Anindya Ghose, co-author of the study, thinks that online dating apps have brought a similar effect:
“What the Internet does is make it a lot easer to find casual sexual partners,” he told VICE news. “Without dating apps, a great deal of effort would be put into casual relationships, chatting with someone at a bar or hanging out. These platforms make it convenient and easy and that is the driver.”
Does Grindr cause transmission? Observers aren’t sure. Grindr, and similar apps, give greater access to more people quickly. Since there are geospatial possibilities to finding friends and hooking up, it may be contributing, but may not as well.
A Possible Antidote?
If you’ve been tested for STDs, you know the hassle and anxiety; you wait nervously for hours only to be told that you’ll hear news only if you test positive for something. The process can be nerve-wracking and that’s where Healthvana steps in.
Healthvana allows medical labs to send results directly to your phone. Users can get results quicker, prove a health status to partners and send medical records to a new physician.

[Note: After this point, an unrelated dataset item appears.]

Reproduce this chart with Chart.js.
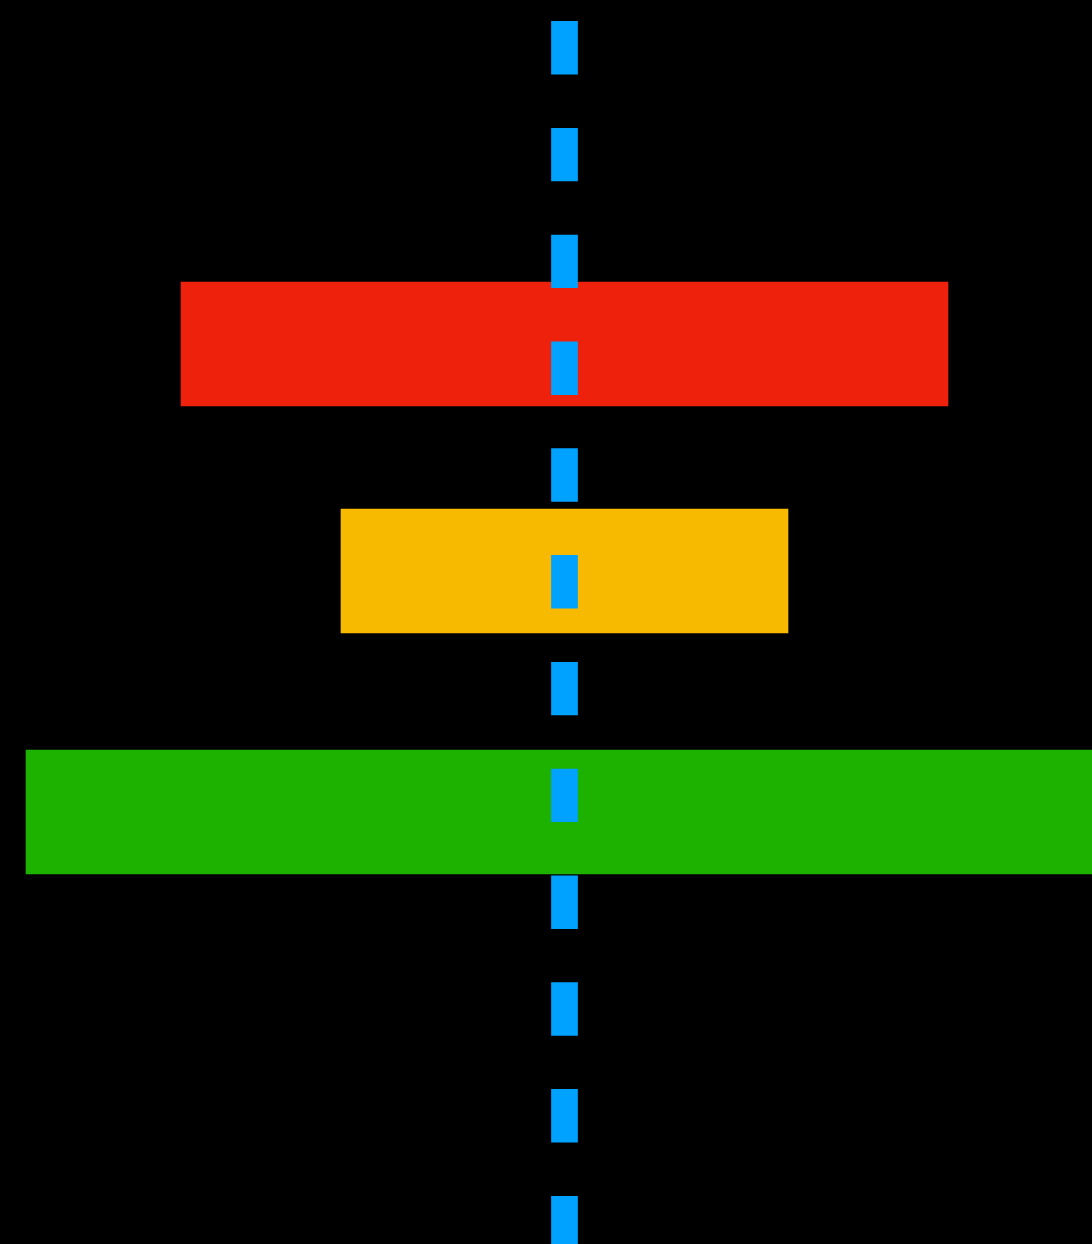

For curable infections including chlamydia, gonorrhea and syphilis, Healthvana shows a positive or negative icon. A positive result for HIV triggers a phone call from your physician. Developers believe that a streamlined way to receive test results will encourage more people to take charge of their sexual health. Some of the app’s users feel it raises more questions than answers and doesn’t address some problems.
For instance, instead of facilitating face-to-face conversation, the app could be downloaded in order to avoid having to actually talk to a partner about their health status. It could become just another way to hide behind a screen. It’s the same lack of communication that fogs the issue of true consent; lack of conversation prior to sex leads to the assumption that the absence of “no” means “yes.”
If Healthvana facilitates discussion between potential sexual partners, it improves communication.
Healthvana could go either way. The app could provide a jumping off point for people to discuss sexual issues, or it could hide the conversation with profiles and messages.
Just another excuse to not have open dialogue.
Pratt dodged a number of dangerous sexual bullets. Following a few “Miss Right Nows” he finally found “Miss Right”.
“We’re engaged,” said Pratt.
It beats the digital alternative; promiscuity comes with a costly price tag.